Nel tuo percorso hai spaziato su diversi generi, horror, fantasy, drammatico… hai mai desiderato essere un regista “di genere”, o meglio ti rispecchi in particolare in un genere specifico?
M.B.: “Sì, ho spaziato in diversi generi, anche perché ho voluto sperimentare… inizialmente mi piaceva l’idea dell’horror per la qualità manipolativa che il genere offre: un regista dell’horror veramente è il mago che, se vuole, “manipola” l’audience e li fa andare dove vuole!
Però, ad oggi, se dovessi scegliere un genere che mi appassiona, sono più orientato verso il genere fantasy, il genere – chiamiamolo così – “Guillermo del Toro”: ad esempio, il mio sogno sarebbe sempre stato fare un Pinocchio, una fiaba dove il visuale e la narrazione si incrociano; o magari un film come i Pirati dei Caraibi, ecco, questo è un genere dove credo di poter dare il meglio di me stesso, in quanto ho un background di visuale e anche un’ampia conoscenza degli effetti speciali che mi potrebbe dare una marcia in più su quei generi”.
La tua formazione è anche artistico-visuale, sei partito dalle belle arti. Qual è il tuo rapporto col mondo del fumetto e cosa pensi del cine-comic come forma espressiva in epoca attuale?
M.B.: “Sì, ho studiato al Liceo Artistico di Verona e all’Accademia delle Belle Arti di Venezia e tutto il mondo della pittura e il rapporto con la pittura, specialmente per quanto riguarda la composizione mi viene da lì.

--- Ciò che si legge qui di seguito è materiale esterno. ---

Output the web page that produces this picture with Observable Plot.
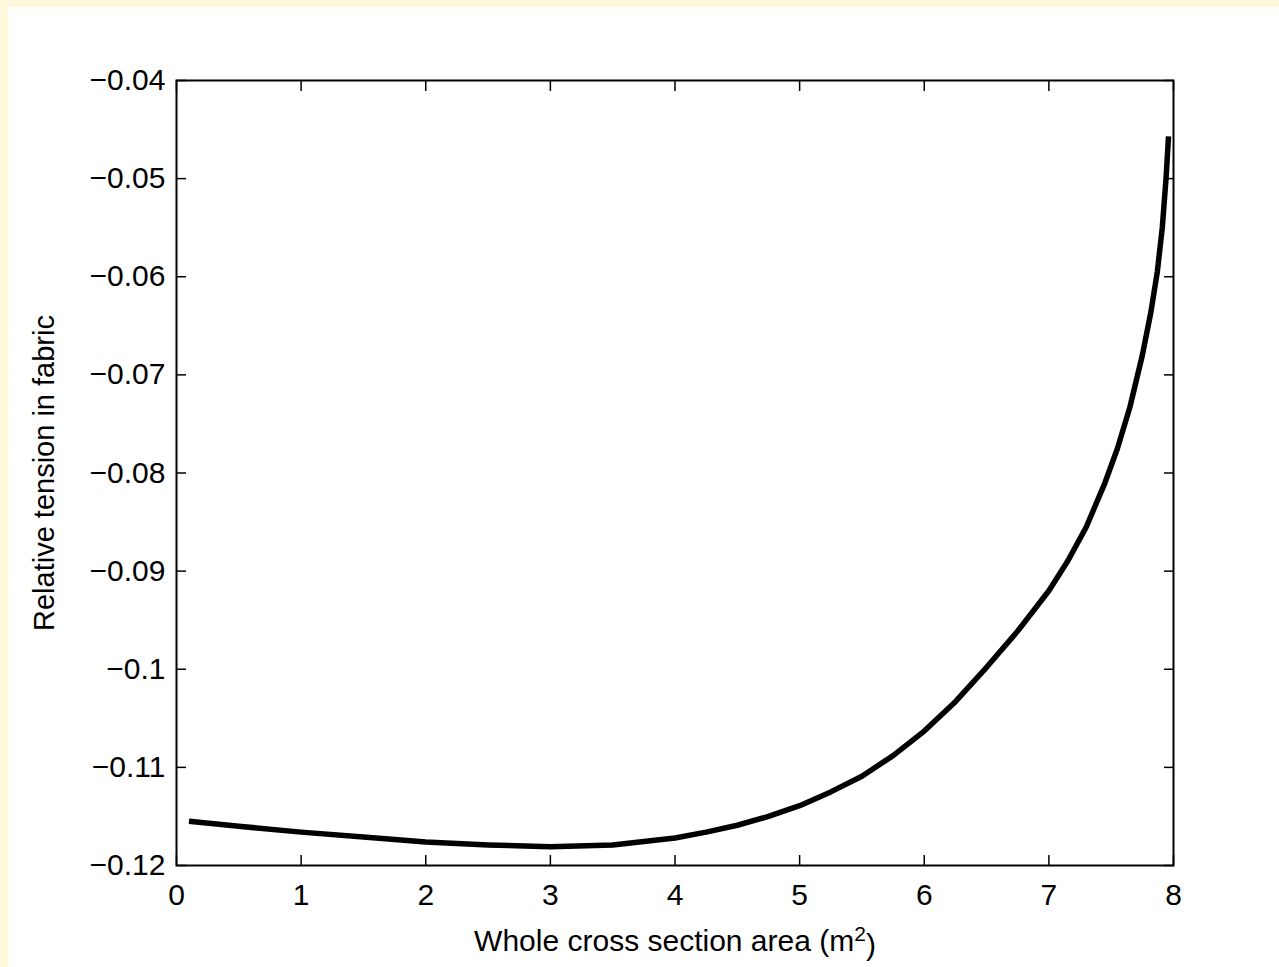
<!DOCTYPE html>
<html>
<head>
<meta charset="utf-8">
<script src="https://cdn.jsdelivr.net/npm/d3@7"></script>
<script src="https://cdn.jsdelivr.net/npm/@observablehq/plot@0.6"></script>
<style>
  html, body { margin: 0; padding: 0; background: #fdf7dc; width: 1279px; height: 967px; overflow: hidden; }
  #chart { position: absolute; left: 8px; top: 7px; width: 1271px; height: 960px; background: #ffffff; }
  #chart svg { display: block; }
</style>
</head>
<body>
<div id="chart"></div>
<script>
// Data
const area = [0.1, 0.5, 1.0, 1.5, 2.0, 2.5, 3.0, 3.5, 4.0, 4.25, 4.5, 4.75, 5.0, 5.25, 5.5, 5.75, 6.0, 6.25, 6.5, 6.75, 7.0, 7.15, 7.3, 7.45, 7.55, 7.65, 7.75, 7.82, 7.87, 7.91, 7.94, 7.96];
const tension = [-0.1155, -0.1160, -0.1166, -0.1171, -0.1176, -0.1179, -0.1181, -0.1179, -0.1172, -0.1166, -0.1159, -0.1150, -0.1139, -0.1125, -0.1109, -0.1088, -0.1063, -0.1033, -0.0998, -0.0961, -0.0920, -0.0890, -0.0855, -0.0810, -0.0775, -0.0733, -0.0680, -0.0635, -0.0595, -0.0550, -0.0500, -0.0457];
const xTicks = [0, 1, 2, 3, 4, 5, 6, 7, 8];
const yTicks = [-0.12, -0.11, -0.1, -0.09, -0.08, -0.07, -0.06, -0.05, -0.04];
const xLabel = "Whole cross section area (m²)";
const yLabel = "Relative tension in fabric";

const data = area.map((a, i) => ({a, t: tension[i]}));
const fmt = d3.format("~g");

const chart = Plot.plot({
  width: 1271,
  height: 960,
  marginLeft: 168,
  marginRight: 106,
  marginTop: 73,
  marginBottom: 102,
  x: {domain: [0, 8]},
  y: {domain: [-0.12, -0.04]},
  style: {fontFamily: "'Liberation Sans', Arial, Helvetica, sans-serif", fontSize: "30px", background: "white", color: "black", overflow: "visible"},
  marks: [
    Plot.line(data, {x: "a", y: "t", stroke: "black", strokeWidth: 5.5, strokeLinejoin: "round", strokeLinecap: "butt", curve: "linear"}),
    Plot.axisX({ticks: xTicks, anchor: "bottom", tickSize: -10, tickPadding: 28, tickFormat: fmt, label: null, strokeWidth: 1.5, fontSize: 30}),
    Plot.axisX({ticks: xTicks, anchor: "top", tickSize: -10, tickFormat: () => "", label: null, strokeWidth: 1.5}),
    Plot.axisY({ticks: yTicks, anchor: "left", tickSize: -10, tickPadding: 21, tickFormat: fmt, label: null, strokeWidth: 1.5, fontSize: 30}),
    Plot.axisY({ticks: yTicks, anchor: "right", tickSize: -10, tickFormat: () => "", label: null, strokeWidth: 1.5}),
    Plot.frame({stroke: "black", strokeWidth: 2}),
    Plot.text([xLabel], {frameAnchor: "bottom", dy: 85, lineAnchor: "bottom", textAnchor: "middle", fontSize: 30, fill: "black"}),
    Plot.text([yLabel], {frameAnchor: "left", dx: -132, rotate: -90, lineAnchor: "middle", textAnchor: "middle", fontSize: 29, fill: "black"})
  ]
});
document.getElementById("chart").appendChild(chart);

// Render the superscript as a raised, smaller "2"
d3.select(chart).selectAll("text").each(function() {
  const el = d3.select(this);
  const s = el.text();
  if (s === xLabel) {
    const [before, after] = s.split("²");
    el.text(null);
    el.append("tspan").text(before);
    el.append("tspan").attr("dy", "-0.45em").attr("font-size", "21px").text("2");
    el.append("tspan").attr("dy", "0.45em").text(after);
  }
});
</script>
</body>
</html>
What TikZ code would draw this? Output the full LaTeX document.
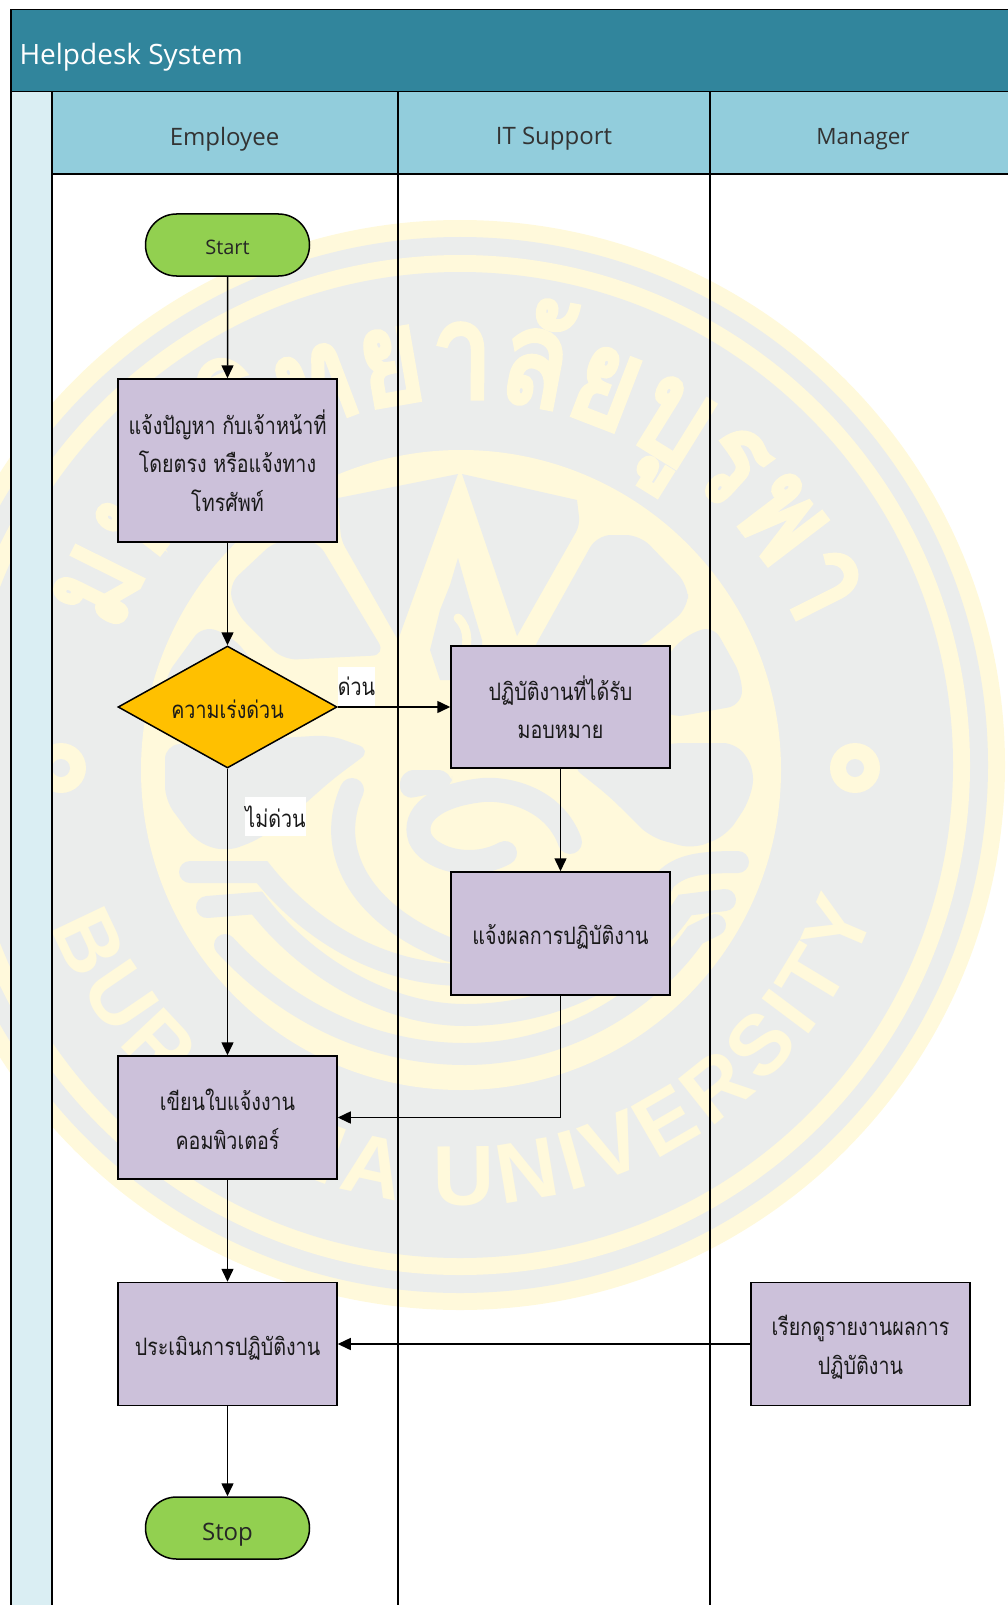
\documentclass[tikz,border=0pt]{standalone}
\usepackage{xcolor}
\usepackage{fontspec}
\usetikzlibrary{arrows.meta,shapes.geometric,shapes.misc,decorations.text}
\setmainfont{Open Sans}
\newfontfamily\thaifont[Script=Thai,FakeStretch=0.82]{Loma}
\newfontfamily\sealthai[Script=Thai,FakeStretch=0.8,FakeBold=4]{Loma}
\newfontfamily\sealfont{Liberation Sans}
\newcommand{\dropped}[2]{\raisebox{-#1}[\height][\depth]{#2}}
\definecolor{cTitle}{RGB}{49,133,156}
\definecolor{cHeader}{RGB}{146,205,220}
\definecolor{cStrip}{RGB}{218,238,243}
\definecolor{cTask}{RGB}{204,193,218}
\definecolor{cGreen}{RGB}{146,208,80}
\definecolor{cAmber}{RGB}{255,192,0}
\definecolor{cSealY}{RGB}{255,249,219}
\definecolor{cSealG}{RGB}{235,237,236}
\tikzset{
        laneline/.style={draw=black,line width=1.5pt},
        lanetext/.style={font=\fontsize{24}{28}\selectfont,text=black!80},
        taskbox/.style={draw=black,line width=1.5pt,fill=cTask,minimum width=219pt,inner sep=0pt,align=center,text=black!90,font=\thaifont\fontsize{24}{38.5}\selectfont},
        termbox/.style={rounded rectangle,draw=black,line width=1.5pt,fill=cGreen,minimum width=164pt,minimum height=62pt,inner sep=0pt,text=black!85},
        askbox/.style={diamond,aspect=1.787,draw=black,line width=1.5pt,fill=cAmber,minimum width=219pt,minimum height=122pt,inner sep=0pt,text=black!90,font=\thaifont\fontsize{24}{28}\selectfont},
        flowlabel/.style={fill=white,inner sep=0pt,minimum height=39pt,text=black!90,font=\thaifont\fontsize{24}{28}\selectfont},
        flowline/.style={draw=black,line width=1.5pt,-{Triangle[width=12pt,length=13pt]}},
        sealhole/.style={fill=cSealG,rounded corners=14pt},
        sealband/.style={draw=cSealG,line width=22pt,line cap=round}
}
\begin{document}
\begin{tikzpicture}[x=1pt,y=1pt]
        \useasboundingbox (0,0) rectangle (1008,-1605);
        \fill[cSealY] (460,-765) circle (545);
        \fill[cSealG] (460,-765) circle (528);
        \fill[cSealY] (460,-765) circle (510);
        \fill[cSealG] (460,-765) circle (493);
        \fill[cSealY] (461,-770) circle (320);
        \fill[cSealG] (462,-474) -- (577,-500) [rounded corners=8pt] -- (580,-525) [sharp corners] -- (517,-636) -- cycle;
        \fill[cSealG] (458,-474) -- (338,-498) [rounded corners=8pt] -- (341,-540) [sharp corners] -- (398,-640) -- cycle;
        \fill[sealhole] (597,-535) -- (640,-535) -- (688,-585) -- (688,-608) -- (640,-648) -- (530,-655) -- cycle;
        \fill[sealhole] (317,-540) -- (276,-540) -- (228,-585) -- (236,-613) -- (283,-660) -- (386,-655) -- cycle;
        \fill[sealhole] (683,-637) -- (713,-625) -- (742,-677) -- (742,-705) -- (670,-718) -- (640,-690) -- cycle;
        \fill[sealhole] (233,-637) -- (203,-625) -- (165,-677) -- (165,-715) -- (246,-730) -- (276,-690) -- cycle;
        \fill[sealhole] (670,-743) -- (737,-743) -- (755,-770) -- (750,-800) -- (727,-835) -- (693,-849) -- (650,-837) -- (610,-797) -- (570,-765) -- cycle;
        \fill[sealhole] (165,-745) -- (165,-800) -- (196,-842) -- (226,-852) -- (260,-839) -- (299,-809) -- (333,-779) -- (372,-750) -- (330,-735) -- cycle;
        \fill[cSealG] (458,-558) -- (470,-600) -- (482,-640) -- (482,-680) -- (440,-680) -- (430,-650) -- (440,-610) -- (450,-585) -- cycle;
        \draw[cSealY,line width=9pt,line cap=round] (458,-618) .. controls (470,-630) and (468,-645) .. (462,-665);
        \fill[sealhole] (400,-770) -- (452,-770) -- (452,-790) -- (400,-800) -- cycle;
        \draw[sealband,line width=24pt] (570,-842) .. controls (555,-800) and (510,-788) .. (483,-790) .. controls (435,-795) and (412,-815) .. (420,-838) .. controls (428,-858) and (470,-872) .. (505,-853);
        \draw[sealband,line width=24pt] (352,-790) .. controls (325,-850) and (360,-915) .. (450,-950);
        \draw[sealband] (190,-872) -- (262,-872) .. controls (300,-920) and (370,-975) .. (465,-975) .. controls (560,-975) and (640,-930) .. (665,-880) .. controls (680,-865) and (700,-862) .. (738,-862);
        \draw[sealband] (207,-907) -- (257,-903) .. controls (300,-960) and (380,-1015) .. (465,-1015) .. controls (570,-1015) and (650,-960) .. (685,-905) -- (725,-900);
        \draw[sealband] (225,-945) .. controls (285,-1010) and (370,-1054) .. (465,-1054) .. controls (565,-1054) and (650,-1000) .. (695,-935) -- (715,-925);
        \fill[cSealY] (855,-768) circle (25);
        \fill[cSealG] (855,-768) circle (9);
        \fill[cSealY] (61,-768) circle (25);
        \fill[cSealG] (61,-768) circle (9);
        \path[decorate,decoration={text along path,text align={fit to path},text={|\sealthai\fontsize{132}{132}\selectfont\color{cSealY}|{ม}{ห}{า}{วิ}{ท}{ย}{า}{ลั}{ย}{บู}{ร}{พ}{า}}}] (460,-765) ++(159:367) arc[start angle=159,end angle=22,radius=367];
        \path[decorate,decoration={text along path,text align={fit to path},text={|\sealfont\bfseries\fontsize{85}{85}\selectfont\color{cSealY}|BURAPHA UNIVERSITY}}] (460,-765) ++(201.5:440) arc[start angle=201.5,end angle=340.5,radius=440];
        \fill[cTitle] (11,-9.5) rectangle (1012,-92);
        \draw[laneline] (11,-9.5) rectangle (1012,-92);
        \fill[cStrip] (11,-92) rectangle (52,-1610);
        \fill[cHeader] (52,-92) rectangle (1012,-174);
        \draw[laneline] (11,-92) -- (11,-1610);
        \draw[laneline] (52,-92) -- (52,-1610);
        \draw[laneline] (398,-92) -- (398,-1610);
        \draw[laneline] (710,-92) -- (710,-1610);
        \draw[laneline] (52,-174) -- (1012,-174);
        \node[lanetext,anchor=west,text=white,font=\fontsize{28}{32}\selectfont] (system) at (16,-57) {Helpdesk System};
        \node[lanetext] (employee) at (224.5,-139) {Employee};
        \node[lanetext] (itsupport) at (554,-139) {IT Support};
        \node[lanetext,font=\fontsize{22.5}{28}\selectfont] (manager) at (863,-139) {Manager};
        \node[termbox,font=\fontsize{20}{26}\selectfont] (start) at (227.5,-245) {\dropped{2.5pt}{Start}};
        \node[taskbox,minimum height=163pt] (report) at (227.5,-460.5) {แจ้งปัญหา กับเจ้าหน้าที่\\โดยตรง หรือแจ้งทาง\\โทรศัพท์};
        \node[askbox] (urgent) at (227.5,-707) {\dropped{2pt}{ความเร่งด่วน}};
        \node[taskbox,minimum height=122pt] (dotask) at (560.5,-707) {ปฏิบัติงานที่ได้รับ\\มอบหมาย};
        \node[taskbox,minimum height=123pt] (notify) at (560.5,-933.5) {\dropped{3pt}{แจ้งผลการปฏิบัติงาน}};
        \node[taskbox,minimum height=123pt] (ticket) at (227.5,-1117.5) {\dropped{2pt}{เขียนใบแจ้งงาน}\\\dropped{2pt}{คอมพิวเตอร์}};
        \node[taskbox,minimum height=123pt] (assess) at (227.5,-1344) {\dropped{4pt}{ประเมินการปฏิบัติงาน}};
        \node[taskbox,minimum height=123pt] (review) at (860.5,-1344) {\dropped{3pt}{เรียกดูรายงานผลการ}\\\dropped{3pt}{ปฏิบัติงาน}};
        \node[termbox,font=\fontsize{24}{26}\selectfont] (stop) at (227.5,-1528) {\dropped{7pt}{Stop}};
        \node[flowlabel,minimum width=37pt] (yes) at (356.5,-686.5) {ด่วน};
        \node[flowlabel,minimum width=57pt] (no) at (275.5,-816.5) {ไม่ด่วน};
        \draw[flowline] (start) -- (report);
        \draw[flowline] (report) -- (urgent);
        \draw[flowline] (urgent) -- (dotask);
        \draw[flowline] (dotask) -- (notify);
        \draw[flowline] (urgent) -- (ticket);
        \draw[flowline] (notify.south) |- (ticket.east);
        \draw[flowline] (ticket) -- (assess);
        \draw[flowline] (review) -- (assess);
        \draw[flowline] (assess) -- (stop);
\end{tikzpicture}
\end{document}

Per quanto riguarda il fumetto, qui negli Stati Uniti dove vivo rappresenta una componente molto forte, soprattutto all’interno dell’universo del Cinema, specialmente del Cinema spettacolare. Io sono stato un grande amante di film come The Crow, il Corvo, che, per fare un esempio, si basa proprio su un fumetto, e poi pensiamo a tutta la Marvel e a tutta la produzione di film di super-eroi che non sono altro che una trasposizione dei miti greci, cioè quei mezzi dei mezzi umani che non sono altro che gli eroi della Marvel!
Nel mondo fumettistico ho avuto occasione di lavorare su Capitan America, creando buona parte del visuale, in quanto artista concettuale. Non come regista, a quel tempo mi occupavo di visuale. (…) Va detto che, quando si parla di cinema legato al fumetto, c’è anche tutta una questione di marketing legata al merchandising che ha una certa influenza e quindi spesso si parte proprio da un lavoro di disegno e di arte e di creatività e di visuale”.
A proposito di generi, leggo che il tuo attore protagonista in Last Supper è anche protagonista di un musical cinematografico. Hai mai pensato di esplorare anche questo genere? E, rispetto al tuo film in particolare, hai tratto qualche spunto o ispirazione anche dal mitico Jesus Christ Superstar?
M.B. “Che dire?, io stesso sono cresciuto in un Teatro d’Opera, perché la mia nonnina era custode del Teatro Sociale di Rovigo e lo è stato per 30 anni, ed io sono cresciuto nel backstage di quel teatro, e da piccino ho visto decine di opere ed operette.
Personalmente, non sono un cultore del genere musical, e pur avendo apprezzato il JCS, l’approccio dell’opera-musical è decisamente diverso da quello di questo mio film. Mentre Jesus Christ Superstar è un film che è stato anche un po’ controverso, sotto certi aspetti, in Last Supper c’è stato proprio uno sforzo, anche in accordo con la società di produzione, di fare un film assolutamente NON controverso, che lasciasse il pubblico di fedeli soddisfatto tanto quanto il pubblico che non va in chiesa.
Un film che lasciasse una rappresentazione, come dicevo prima, quanto più possibile legata alle Scritture dei Vangeli. E, nel fare questa delicata operazione, cercare di riunire, non di dividere: mostrare ad esempio il mondo ebraico e il mondo cristiano evangelico e il mondo cristiano cattolico e dunque trovare una chiave grazie alla quale tutti potessero essere contenti e uscissero dalla sala con una sensazione di esperienza di “autenticità”… ecco, questa è la parola giusta.
L’autenticità è stata una delle chiavi del film: con i costumisti, gli scenografi e con gli attori, nel fare le riprese in Marocco ci siamo posti come primissima intenzione quella di creare qualcosa che fosse il più autentico possibile, perché chi guardasse il film si sentisse trasportato in quei momenti, in quel particolare contesto storico, affinché lo vivesse insieme a noi”.
Ringraziamo Mauro Borrelli per la gentilezza e la disponibilità.